==== SUPPLIED INFORMATION

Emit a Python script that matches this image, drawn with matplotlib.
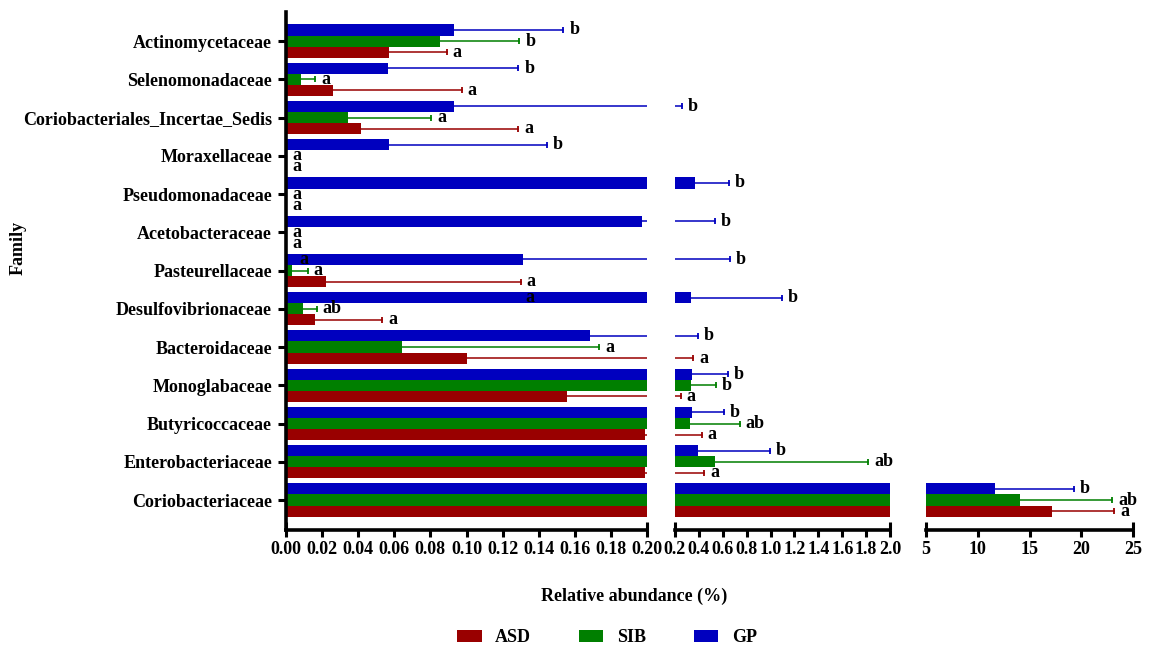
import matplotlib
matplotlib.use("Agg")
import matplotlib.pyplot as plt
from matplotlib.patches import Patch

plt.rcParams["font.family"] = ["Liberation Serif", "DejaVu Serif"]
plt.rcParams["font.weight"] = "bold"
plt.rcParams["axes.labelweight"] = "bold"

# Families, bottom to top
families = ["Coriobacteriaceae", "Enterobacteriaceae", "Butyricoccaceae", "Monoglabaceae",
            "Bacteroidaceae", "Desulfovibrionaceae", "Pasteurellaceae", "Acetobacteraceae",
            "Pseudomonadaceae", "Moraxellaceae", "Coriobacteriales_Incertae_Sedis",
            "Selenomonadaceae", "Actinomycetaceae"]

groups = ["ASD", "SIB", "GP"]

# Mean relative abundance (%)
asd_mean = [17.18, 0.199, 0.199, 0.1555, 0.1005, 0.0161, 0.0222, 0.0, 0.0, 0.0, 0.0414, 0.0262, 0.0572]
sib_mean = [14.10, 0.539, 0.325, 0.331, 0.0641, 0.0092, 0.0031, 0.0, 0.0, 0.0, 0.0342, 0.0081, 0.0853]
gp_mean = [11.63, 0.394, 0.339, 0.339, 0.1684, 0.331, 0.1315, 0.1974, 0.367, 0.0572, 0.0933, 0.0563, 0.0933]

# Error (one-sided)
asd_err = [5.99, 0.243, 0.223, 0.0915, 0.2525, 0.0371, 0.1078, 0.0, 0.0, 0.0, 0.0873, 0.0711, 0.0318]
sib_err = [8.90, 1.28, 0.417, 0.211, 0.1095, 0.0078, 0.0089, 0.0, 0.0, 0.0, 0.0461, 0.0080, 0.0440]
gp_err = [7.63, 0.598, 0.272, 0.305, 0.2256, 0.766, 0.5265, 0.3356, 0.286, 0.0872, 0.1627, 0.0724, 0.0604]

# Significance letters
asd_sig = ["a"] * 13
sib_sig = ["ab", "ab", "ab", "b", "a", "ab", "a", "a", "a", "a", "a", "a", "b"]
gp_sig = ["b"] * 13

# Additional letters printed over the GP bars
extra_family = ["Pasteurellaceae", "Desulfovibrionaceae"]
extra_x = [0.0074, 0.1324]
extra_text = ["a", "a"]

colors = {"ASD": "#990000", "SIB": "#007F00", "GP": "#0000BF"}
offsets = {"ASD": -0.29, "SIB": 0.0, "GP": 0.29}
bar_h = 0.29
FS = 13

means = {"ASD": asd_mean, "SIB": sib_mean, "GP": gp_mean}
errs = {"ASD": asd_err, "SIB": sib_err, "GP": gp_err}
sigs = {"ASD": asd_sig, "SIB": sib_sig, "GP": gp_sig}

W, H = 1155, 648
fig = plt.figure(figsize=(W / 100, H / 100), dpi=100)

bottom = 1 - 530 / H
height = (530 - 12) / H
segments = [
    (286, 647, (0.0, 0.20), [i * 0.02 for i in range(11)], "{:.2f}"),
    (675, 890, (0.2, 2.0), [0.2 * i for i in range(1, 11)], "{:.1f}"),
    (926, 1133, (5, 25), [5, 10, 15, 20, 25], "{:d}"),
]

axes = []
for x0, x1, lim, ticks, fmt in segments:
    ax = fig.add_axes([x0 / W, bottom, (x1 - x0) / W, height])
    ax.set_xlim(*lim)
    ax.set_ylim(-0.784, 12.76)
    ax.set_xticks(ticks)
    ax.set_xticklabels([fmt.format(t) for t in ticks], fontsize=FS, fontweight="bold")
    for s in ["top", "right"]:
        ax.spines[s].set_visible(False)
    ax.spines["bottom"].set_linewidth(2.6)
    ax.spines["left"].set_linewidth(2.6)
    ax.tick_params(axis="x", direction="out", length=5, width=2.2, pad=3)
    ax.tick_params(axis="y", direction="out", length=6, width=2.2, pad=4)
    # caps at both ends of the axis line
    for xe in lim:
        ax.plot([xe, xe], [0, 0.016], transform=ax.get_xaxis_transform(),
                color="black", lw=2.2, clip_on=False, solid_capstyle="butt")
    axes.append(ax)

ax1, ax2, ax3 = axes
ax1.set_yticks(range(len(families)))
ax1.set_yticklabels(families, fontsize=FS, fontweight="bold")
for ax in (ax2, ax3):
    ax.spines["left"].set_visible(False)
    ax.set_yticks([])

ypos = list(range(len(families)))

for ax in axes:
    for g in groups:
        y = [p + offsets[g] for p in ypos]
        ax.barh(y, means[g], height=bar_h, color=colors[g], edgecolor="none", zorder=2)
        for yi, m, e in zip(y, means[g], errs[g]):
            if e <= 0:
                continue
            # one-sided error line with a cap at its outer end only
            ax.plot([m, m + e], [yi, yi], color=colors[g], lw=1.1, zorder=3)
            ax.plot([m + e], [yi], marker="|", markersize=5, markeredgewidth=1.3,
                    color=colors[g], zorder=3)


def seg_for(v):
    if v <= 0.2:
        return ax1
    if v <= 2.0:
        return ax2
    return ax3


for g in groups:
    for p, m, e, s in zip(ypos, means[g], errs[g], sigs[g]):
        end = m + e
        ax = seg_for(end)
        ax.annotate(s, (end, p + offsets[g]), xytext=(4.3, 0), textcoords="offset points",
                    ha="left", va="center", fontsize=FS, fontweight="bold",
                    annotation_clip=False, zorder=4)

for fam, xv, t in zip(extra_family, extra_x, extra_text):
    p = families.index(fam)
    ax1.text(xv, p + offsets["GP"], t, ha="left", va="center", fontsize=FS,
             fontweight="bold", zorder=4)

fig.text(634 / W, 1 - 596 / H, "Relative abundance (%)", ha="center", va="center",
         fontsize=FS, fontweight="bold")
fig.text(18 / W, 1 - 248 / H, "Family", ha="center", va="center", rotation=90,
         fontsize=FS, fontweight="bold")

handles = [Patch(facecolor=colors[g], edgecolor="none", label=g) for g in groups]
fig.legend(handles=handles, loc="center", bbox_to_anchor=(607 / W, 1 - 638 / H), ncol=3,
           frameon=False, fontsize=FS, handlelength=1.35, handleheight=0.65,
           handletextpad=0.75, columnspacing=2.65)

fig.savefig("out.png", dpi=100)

========

■ REQUEST
Give every line above again exactly, with no pictures.

■ RESPONSE
Emit a Python script that matches this image, drawn with matplotlib.
import matplotlib
matplotlib.use("Agg")
import matplotlib.pyplot as plt
from matplotlib.patches import Patch

plt.rcParams["font.family"] = ["Liberation Serif", "DejaVu Serif"]
plt.rcParams["font.weight"] = "bold"
plt.rcParams["axes.labelweight"] = "bold"

# Families, bottom to top
families = ["Coriobacteriaceae", "Enterobacteriaceae", "Butyricoccaceae", "Monoglabaceae",
            "Bacteroidaceae", "Desulfovibrionaceae", "Pasteurellaceae", "Acetobacteraceae",
            "Pseudomonadaceae", "Moraxellaceae", "Coriobacteriales_Incertae_Sedis",
            "Selenomonadaceae", "Actinomycetaceae"]

groups = ["ASD", "SIB", "GP"]

# Mean relative abundance (%)
asd_mean = [17.18, 0.199, 0.199, 0.1555, 0.1005, 0.0161, 0.0222, 0.0, 0.0, 0.0, 0.0414, 0.0262, 0.0572]
sib_mean = [14.10, 0.539, 0.325, 0.331, 0.0641, 0.0092, 0.0031, 0.0, 0.0, 0.0, 0.0342, 0.0081, 0.0853]
gp_mean = [11.63, 0.394, 0.339, 0.339, 0.1684, 0.331, 0.1315, 0.1974, 0.367, 0.0572, 0.0933, 0.0563, 0.0933]

# Error (one-sided)
asd_err = [5.99, 0.243, 0.223, 0.0915, 0.2525, 0.0371, 0.1078, 0.0, 0.0, 0.0, 0.0873, 0.0711, 0.0318]
sib_err = [8.90, 1.28, 0.417, 0.211, 0.1095, 0.0078, 0.0089, 0.0, 0.0, 0.0, 0.0461, 0.0080, 0.0440]
gp_err = [7.63, 0.598, 0.272, 0.305, 0.2256, 0.766, 0.5265, 0.3356, 0.286, 0.0872, 0.1627, 0.0724, 0.0604]

# Significance letters
asd_sig = ["a"] * 13
sib_sig = ["ab", "ab", "ab", "b", "a", "ab", "a", "a", "a", "a", "a", "a", "b"]
gp_sig = ["b"] * 13

# Additional letters printed over the GP bars
extra_family = ["Pasteurellaceae", "Desulfovibrionaceae"]
extra_x = [0.0074, 0.1324]
extra_text = ["a", "a"]

colors = {"ASD": "#990000", "SIB": "#007F00", "GP": "#0000BF"}
offsets = {"ASD": -0.29, "SIB": 0.0, "GP": 0.29}
bar_h = 0.29
FS = 13

means = {"ASD": asd_mean, "SIB": sib_mean, "GP": gp_mean}
errs = {"ASD": asd_err, "SIB": sib_err, "GP": gp_err}
sigs = {"ASD": asd_sig, "SIB": sib_sig, "GP": gp_sig}

W, H = 1155, 648
fig = plt.figure(figsize=(W / 100, H / 100), dpi=100)

bottom = 1 - 530 / H
height = (530 - 12) / H
segments = [
    (286, 647, (0.0, 0.20), [i * 0.02 for i in range(11)], "{:.2f}"),
    (675, 890, (0.2, 2.0), [0.2 * i for i in range(1, 11)], "{:.1f}"),
    (926, 1133, (5, 25), [5, 10, 15, 20, 25], "{:d}"),
]

axes = []
for x0, x1, lim, ticks, fmt in segments:
    ax = fig.add_axes([x0 / W, bottom, (x1 - x0) / W, height])
    ax.set_xlim(*lim)
    ax.set_ylim(-0.784, 12.76)
    ax.set_xticks(ticks)
    ax.set_xticklabels([fmt.format(t) for t in ticks], fontsize=FS, fontweight="bold")
    for s in ["top", "right"]:
        ax.spines[s].set_visible(False)
    ax.spines["bottom"].set_linewidth(2.6)
    ax.spines["left"].set_linewidth(2.6)
    ax.tick_params(axis="x", direction="out", length=5, width=2.2, pad=3)
    ax.tick_params(axis="y", direction="out", length=6, width=2.2, pad=4)
    # caps at both ends of the axis line
    for xe in lim:
        ax.plot([xe, xe], [0, 0.016], transform=ax.get_xaxis_transform(),
                color="black", lw=2.2, clip_on=False, solid_capstyle="butt")
    axes.append(ax)

ax1, ax2, ax3 = axes
ax1.set_yticks(range(len(families)))
ax1.set_yticklabels(families, fontsize=FS, fontweight="bold")
for ax in (ax2, ax3):
    ax.spines["left"].set_visible(False)
    ax.set_yticks([])

ypos = list(range(len(families)))

for ax in axes:
    for g in groups:
        y = [p + offsets[g] for p in ypos]
        ax.barh(y, means[g], height=bar_h, color=colors[g], edgecolor="none", zorder=2)
        for yi, m, e in zip(y, means[g], errs[g]):
            if e <= 0:
                continue
            # one-sided error line with a cap at its outer end only
            ax.plot([m, m + e], [yi, yi], color=colors[g], lw=1.1, zorder=3)
            ax.plot([m + e], [yi], marker="|", markersize=5, markeredgewidth=1.3,
                    color=colors[g], zorder=3)


def seg_for(v):
    if v <= 0.2:
        return ax1
    if v <= 2.0:
        return ax2
    return ax3


for g in groups:
    for p, m, e, s in zip(ypos, means[g], errs[g], sigs[g]):
        end = m + e
        ax = seg_for(end)
        ax.annotate(s, (end, p + offsets[g]), xytext=(4.3, 0), textcoords="offset points",
                    ha="left", va="center", fontsize=FS, fontweight="bold",
                    annotation_clip=False, zorder=4)

for fam, xv, t in zip(extra_family, extra_x, extra_text):
    p = families.index(fam)
    ax1.text(xv, p + offsets["GP"], t, ha="left", va="center", fontsize=FS,
             fontweight="bold", zorder=4)

fig.text(634 / W, 1 - 596 / H, "Relative abundance (%)", ha="center", va="center",
         fontsize=FS, fontweight="bold")
fig.text(18 / W, 1 - 248 / H, "Family", ha="center", va="center", rotation=90,
         fontsize=FS, fontweight="bold")

handles = [Patch(facecolor=colors[g], edgecolor="none", label=g) for g in groups]
fig.legend(handles=handles, loc="center", bbox_to_anchor=(607 / W, 1 - 638 / H), ncol=3,
           frameon=False, fontsize=FS, handlelength=1.35, handleheight=0.65,
           handletextpad=0.75, columnspacing=2.65)

fig.savefig("out.png", dpi=100)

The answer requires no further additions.